All right. Can you expand on your comment, efforts to strengthen the global delivery capabilities, is there something specific driving that? Is that something that has been overlooked for a while or something that you are just seeing as strength from your client basis is kind of pointing you to do that?

Ted Fernandez

Management

I think we've recognized that we have data inside and talent that's really unique to our organization but when you think of our competitors, they are significantly larger than we are. So we're cognizant of the fact that we need to be able to not only provide really smart insight but it needs to be in the global context in which we engage the men. So when we think of global delivery capabilities, it's the combination of what data we capture, how we leverage that throughout our IP-related offerings but it's also -- this relates also to the international expansion. And the fact that just take Europe as an example. It's not overlooked, we'd love Europe to look, to have the scale and capability of the U.S. model. But if we did that without doing that under the right demand environment, we simply would -- we would just be blowing away a lot of profitability that our shareholders and everyone is benefiting from. So it relates to, we want to be -- we'd love to be bigger, we'd like to be able to replicate the U.S. capabilities in Europe, and clearly we want to continue to gather more data, more broadly from these global companies that we serve to allow us to simply be smarter and have better ideas than our competitors.

Jeff Martin

Analyst

Okay. And then, I didn't catch specific comments on the macro climate within the client base. I mean I would imagine you'd get some pretty good intel in terms of what people are thinking about in terms of the global economy and also the U.S. economy. Could you give us kind of what you're hearing from your client base? Your results wouldn't suggest any slowdown but just curious what you're hearing from them?

Ted Fernandez

Management

Yes, and I'll speak to what it means to our results but more broadly let me first speak for the macro. I mean, look, without a doubt that there are lot of macroeconomic events that are driving volatility that are challenging many of our clients and that goes to not only geopolitical instability to the incredible reduction of volatility and commodity prices. And the fact that whether people want to hear it or not, the stimulus that has been driven in through the U.S. economy and now has been -- is now being driven into Europe, and China, and Japan, I mean just follow all the Central Banks, has not had a significant impact in global growth.
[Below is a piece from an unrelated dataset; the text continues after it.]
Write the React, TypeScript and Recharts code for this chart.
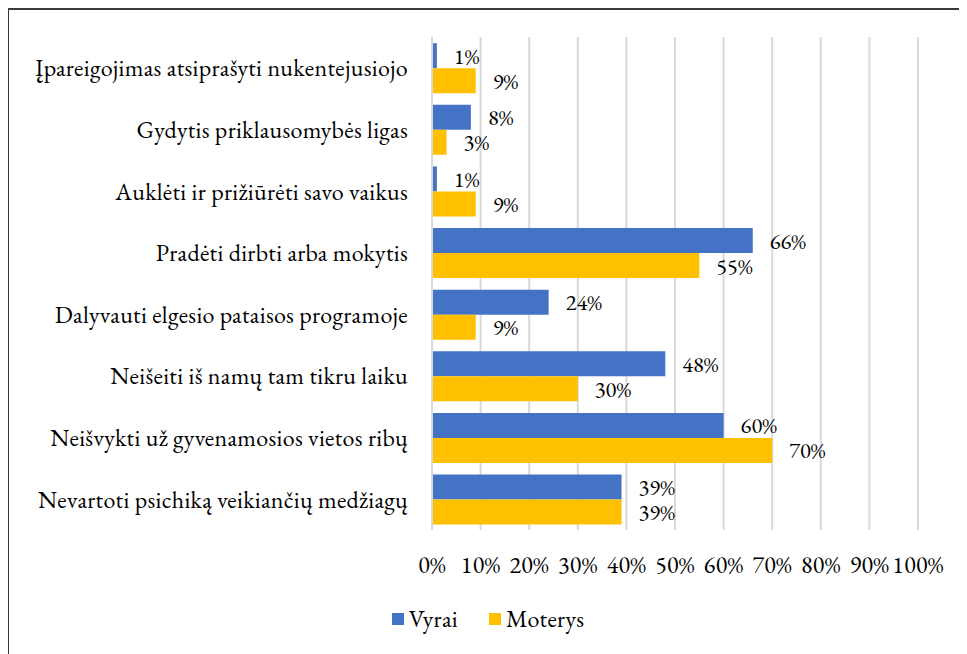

So people know that China is slowing. For us, look, we believe they've been slowing for a while, and that if you want to call it -- people are simply adjusting to, I believe growth that was already decreasing or more muted. If you really go back to even early '14, I think we're simply is acknowledging and reporting what people were speculating as we got to the second half of 2015. Japan continues to struggle growing, right. We've been struggling to even deal with any rate increases in the U.S. because of the fragile nature of the U.S. economy. And look, the U.S. economy is critical to entire global growth and I really think that Fed will be more cautious to make sure that we don't ruin the kind of impact that we're seeing in the U.S. in terms of demand, as well as the impact that it has globally. And in Europe, I mean, I think ECB has done everything it can to drive that European economy but if you look at the growth rate expected in that region, I mean,…

Jeff Martin

Analyst

Thank you, Ted, and thanks for taking my questions.

Operator

Operator

Thank you. At this time, I show no further questions. I would now like to turn the call back over to Mr. Fernandez.

Ted Fernandez

Management

Well, let me again thank everyone for participating in our fourth quarter earnings call and the summary of our annual results. And again, let me simply close because of the nature of the year by simply congratulating our entire team for their performance and I hope this momentum continues throughout 2016. Thank you for participating. We look forward to catching up again when we report the first quarter.